La mort de la petite sœur
« Le bébé prend froid, une bronchopneumonie se déclare. A cette époque les antibiotiques n’existaient pas, les médicaments utilisés sont impuissants. J’ai presque cinq ans. Premiers souvenirs, quelques images. Je vois le petit lit, une bouteille d’oxygène, à côté du grand lit de mes parents. Puis une après-midi de juin des amis m’emmènent dans les bois cueillir des fraises sauvages. Je saurai plus tard que cette promenade avait lieu pendant l’enterrement et devait m’en tenir éloignée. Françoise est morte le 7 juin.

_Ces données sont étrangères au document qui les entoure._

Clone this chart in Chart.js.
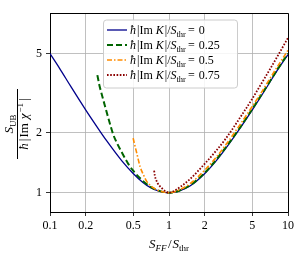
<!DOCTYPE html>
<html>
<head>
<meta charset="utf-8">
<script src="https://cdn.jsdelivr.net/npm/chart.js@4.4.1/dist/chart.umd.min.js"></script>
<style>
  html, body { margin: 0; padding: 0; background: #fff; }
  #wrap { width: 298px; height: 253px; position: relative; }
</style>
</head>
<body>
<div id="wrap"><canvas id="chart"></canvas></div>
<script>
// values
const xTicks = [0.1, 0.2, 0.5, 1, 2, 5, 10];
const yTicks = [1, 2, 5];
const kLabels = ['0', '0.25', '0.5', '0.75'];

const xK0 = [0.1, 0.12, 0.15, 0.2, 0.25, 0.3, 0.4, 0.5, 0.6, 0.7, 0.8, 0.9, 1, 1.2, 1.5, 2, 2.5, 3, 4, 5, 6, 7, 8, 10];
const yK0 = [5.0, 4.23, 3.41, 2.6, 2.13, 1.82, 1.45, 1.25, 1.13, 1.06, 1.025, 1.006, 1.0, 1.017, 1.08, 1.25, 1.45, 1.67, 2.13, 2.6, 3.08, 3.57, 4.06, 4.95];

const xK025 = [0.25, 0.26, 0.27, 0.29, 0.315, 0.34, 0.37, 0.4, 0.45, 0.5, 0.6, 0.7, 0.8, 0.9, 1, 1.2, 1.5, 2, 2.5, 3, 4, 5, 6, 7, 8, 10];
const yK025 = [3.9, 3.47, 3.18, 2.72, 2.28, 1.96, 1.75, 1.6, 1.41, 1.29, 1.15, 1.07, 1.03, 1.007, 1.0, 1.02, 1.09, 1.26, 1.47, 1.69, 2.15, 2.63, 3.12, 3.61, 4.1, 5.0];

const xK05 = [0.5, 0.51, 0.52, 0.536, 0.55, 0.572, 0.61, 0.65, 0.72, 0.8, 0.9, 1, 1.2, 1.5, 2, 2.5, 3, 4, 5, 6, 7, 8, 10];
const yK05 = [1.88, 1.78, 1.7, 1.58, 1.48, 1.35, 1.23, 1.14, 1.07, 1.03, 1.008, 1.0, 1.03, 1.11, 1.3, 1.51, 1.74, 2.22, 2.71, 3.2, 3.72, 4.23, 5.2];

const xK075 = [0.75, 0.76, 0.78, 0.8, 0.83, 0.87, 0.93, 1, 1.1, 1.24, 1.5, 2, 2.5, 3, 4, 5, 6, 7, 8, 10];
const yK075 = [1.29, 1.22, 1.16, 1.12, 1.085, 1.055, 1.02, 1.0, 1.02, 1.068, 1.17, 1.4, 1.63, 1.87, 2.41, 2.96, 3.55, 4.14, 4.75, 6.0];

const SERIF = '"Liberation Serif", "DejaVu Serif", serif';
const toPoints = (xs, ys) => xs.map((x, i) => ({ x: x, y: ys[i] }));

const series = [
    { label: kLabels[0], pts: toPoints(xK0, yK0), color: '#00008b', width: 1.3, dash: [] },
    { label: kLabels[1], pts: toPoints(xK025, yK025), color: '#006400', width: 2, dash: [6, 3] },
    { label: kLabels[2], pts: toPoints(xK05, yK05), color: '#ff8c00', width: 1.6, dash: [5, 2, 1.5, 2] },
    { label: kLabels[3], pts: toPoints(xK075, yK075), color: '#8b0000', width: 1.8, dash: [1.6, 1.6] }
];

// draw a row of text pieces (font, offset, spacing) one after another
function drawRich(ctx, x, y, segs) {
    let w = 0;
    segs.forEach(s => { ctx.font = s.f; w += ctx.measureText(s.t).width + (s.g || 0); });
    let cx = x - w / 2;
    ctx.textAlign = 'left';
    ctx.textBaseline = 'alphabetic';
    segs.forEach(s => {
        ctx.font = s.f;
        ctx.fillText(s.t, cx, y + (s.dy || 0));
        cx += ctx.measureText(s.t).width + (s.g || 0);
    });
    return w;
}

const it = (n) => 'italic ' + n + 'px ' + SERIF;
const rm = (n) => n + 'px ' + SERIF;

const extras = {
    id: 'extras',
    afterDraw(chart) {
        const ctx = chart.ctx;
        const a = chart.chartArea;
        ctx.save();
        // frame on top and right
        ctx.strokeStyle = '#000';
        ctx.lineWidth = 1;
        ctx.beginPath();
        ctx.moveTo(a.left, a.top + 0.5);
        ctx.lineTo(a.right + 0.5, a.top + 0.5);
        ctx.lineTo(a.right + 0.5, a.bottom);
        ctx.stroke();

        ctx.fillStyle = '#000';
        // x axis title
        drawRich(ctx, (a.left + a.right) / 2, 248, [
            { t: 'S', f: it(13) }, { t: 'FF', f: it(9), dy: 2.5, g: 1.5 },
            { t: '/', f: rm(13), g: 1 },
            { t: 'S', f: it(13) }, { t: 'thr', f: rm(9), dy: 2.5 }
        ]);

        // y axis title as a fraction, rotated
        ctx.save();
        ctx.translate(17.5, 124);
        ctx.rotate(-Math.PI / 2);
        drawRich(ctx, 0, 10.5, [
            { t: 'ħ', f: it(13), g: 2 },
            { t: '|', f: rm(13), g: 1 },
            { t: 'Im', f: rm(13), g: 4 },
            { t: 'χ', f: it(13), g: 1 },
            { t: '−1', f: rm(9), dy: -5, g: 2 },
            { t: '|', f: rm(13) }
        ]);
        drawRich(ctx, 0, -4.5, [
            { t: 'S', f: it(13) }, { t: 'UB', f: rm(9), dy: 2.5 }
        ]);
        ctx.fillRect(-35, -0.5, 70, 1);
        ctx.restore();

        // legend
        const bx = 103, by = 19.5, bw = 134, bh = 68;
        ctx.fillStyle = 'rgba(255,255,255,0.85)';
        ctx.strokeStyle = '#cccccc';
        ctx.lineWidth = 1;
        ctx.beginPath();
        ctx.roundRect(bx + 0.5, by + 0.5, bw, bh, 3);
        ctx.fill();
        ctx.stroke();
        series.forEach((s, i) => {
            const cy = 30 + i * 15;
            ctx.strokeStyle = s.color;
            ctx.lineWidth = s.width;
            ctx.setLineDash(s.dash);
            ctx.beginPath();
            ctx.moveTo(107, cy);
            ctx.lineTo(127, cy);
            ctx.stroke();
            ctx.setLineDash([]);
            ctx.fillStyle = '#000';
            const segs = [
                { t: 'ħ', f: it(12), g: 1 },
                { t: '|Im ', f: rm(12) },
                { t: 'K', f: it(12), g: 1 },
                { t: '|/', f: rm(12) },
                { t: 'S', f: it(12) },
                { t: 'thr', f: rm(8.5), dy: 2.5, g: 2 },
                { t: '= ', f: rm(12), g: 1 },
                { t: s.label, f: rm(12) }
            ];
            let w = 0;
            segs.forEach(sg => { ctx.font = sg.f; w += ctx.measureText(sg.t).width + (sg.g || 0); });
            drawRich(ctx, 130 + w / 2, cy + 4, segs);
        });
        ctx.restore();
    }
};

const ctx = document.getElementById('chart');
new Chart(ctx, {
    type: 'line',
    data: {
        datasets: series.map((s, i) => ({
            label: s.label,
            data: s.pts,
            borderColor: s.color,
            borderWidth: s.width,
            borderDash: s.dash,
            pointRadius: 0,
            fill: false,
            cubicInterpolationMode: 'monotone',
            order: series.length - i
        }))
    },
    options: {
        responsive: true,
        maintainAspectRatio: false,
        animation: false,
        devicePixelRatio: 1,
        layout: { padding: { left: 0, right: 10, top: 13, bottom: 0 } },
        plugins: { legend: { display: false }, tooltip: { enabled: false } },
        scales: {
            x: {
                type: 'logarithmic',
                min: 0.1,
                max: 10,
                afterBuildTicks: (scale) => { scale.ticks = xTicks.map(v => ({ value: v })); },
                afterFit: (scale) => { scale.height = 41; },
                ticks: {
                    autoSkip: false,
                    maxRotation: 0,
                    padding: 3,
                    color: '#000',
                    font: { family: SERIF, size: 12 },
                    callback: (v) => String(v)
                },
                grid: { color: '#b0b0b0', lineWidth: 0.8, tickColor: '#000', tickLength: 4 },
                border: { color: '#000', width: 1 }
            },
            y: {
                type: 'logarithmic',
                min: 0.8,
                max: 8,
                afterBuildTicks: (scale) => { scale.ticks = yTicks.map(v => ({ value: v })); },
                afterFit: (scale) => { scale.width = 50; },
                ticks: {
                    autoSkip: false,
                    padding: 4,
                    color: '#000',
                    font: { family: SERIF, size: 12 },
                    callback: (v) => String(v)
                },
                grid: { color: '#b0b0b0', lineWidth: 0.8, tickColor: '#000', tickLength: 4 },
                border: { color: '#000', width: 1 }
            }
        }
    },
    plugins: [extras]
});
</script>
</body>
</html>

« D’autres images, je vois des amies interpellant mes parents dans la rue ; « Les Allemands sont à la gare de Liernais, ils tirent à la mitraillette, ils zigouillent tout le monde ». Je ne suis plus sûre des phrases exactes, mais du verbe « zigouiller », oui ! Il m’avait particulièrement frappée. Mon père, toujours calme, ne réagit pas. Mais ma mère s’affole. Les voisines continuent. Mme H. surtout. « Ah si moi j’avais une voiture, je n’hésiterais pas ! » J’ai oublié la suite, mais je nous vois maintenant sur la route vers le sud. Papa, Maman, ma jeune tante Geneviève qui vivait avec nous, et moi. Il est sûr que si le bébé avait été encore là, nous ne serions pas partis. Depuis, j’ai lu des récits sur l’exode […], j’ai vu des documentaires, des films de fiction. Il est difficile de faire le tri dans toutes ces images que j’ai dans la tête : des files de voitures, des embouteillages, des gens arrêtés au bord des routes, des soldats qui conseillent de rentrer, d’autres à pied. Nous sommes des privilégiés en voiture, mais j’entends parler de problème d’essence.
Tardif et court exode
« Le soir nous arrivons à Autun (Saône et Loire), 28 km de Brazey. Je vois une immense salle, des lits alignés, des couvertures rêches. Mon père va voir ce qui se passe en ville. Je sais qu’il a eu des ennuis. On (?) l’arrête, le fouille parce qu’on pense qu’il peut cacher des armes dans les longues poches de sa blouse. La fameuse blouse grise des instituteurs de l’époque. C’est dire qu’il avait dû partir précipitamment ! Episode suivant : nous arrivons dans une agglomération et nous nous y arrêtons. Dans la famille on disait Charolles. J’ai su ensuite qu’il s’agissait plus exactement de La Clayette (Saône et Loire), 20 km plus au sud. C’est là que se termine notre exode. Nous sommes accueillis dans une famille fort sympathique qui nous loge. Je me rappelle un jardin, une promenade dans les alentours.
« Combien de temps sommes-nous restés ? Comment avons-nous trouvé l’essence qui manquait ? Je suis incapable de le dire Nous avons repris le chemin du retour. Quelques kilomètres avant Brazey nous nous sommes arrêtés à Villiers chez des amies. Les faits peuvent manquer d’intérêt mais ils en ont pour moi. Ce sont les rares souvenirs qui me restent. Comment dater ? Peut-être le 14. Et l’enterrement de la petite fille devait être le 9. Les Allemands étaient à Chalon le 15 juin, l’armistice a été signé le 22 juin. Je me rappelle le soulagement de tous à l’annonce de la signature de l’armistice.
« Quand nous arrivons à la maison, surprise ! La famille du frère de mon père, André, instituteur près de Dijon, y est installée. Comment étaient-ils entrés ? Par la porte tout simplement, que dans la précipitation du départ mes parents avaient oublié de fermer à clé ! Leur exode : Dijon-Brazey. Le nôtre : Brazey-La Clayette, un peu plus de 100 km au sud.
« Ensuite, [ce furent] les longues années de la guerre […] ».
Monique FLEITH-MAUGRAS (née en 1935), JUIN 40 : Monique se souvient. Collection personnelle. Document communiqué par l’auteur.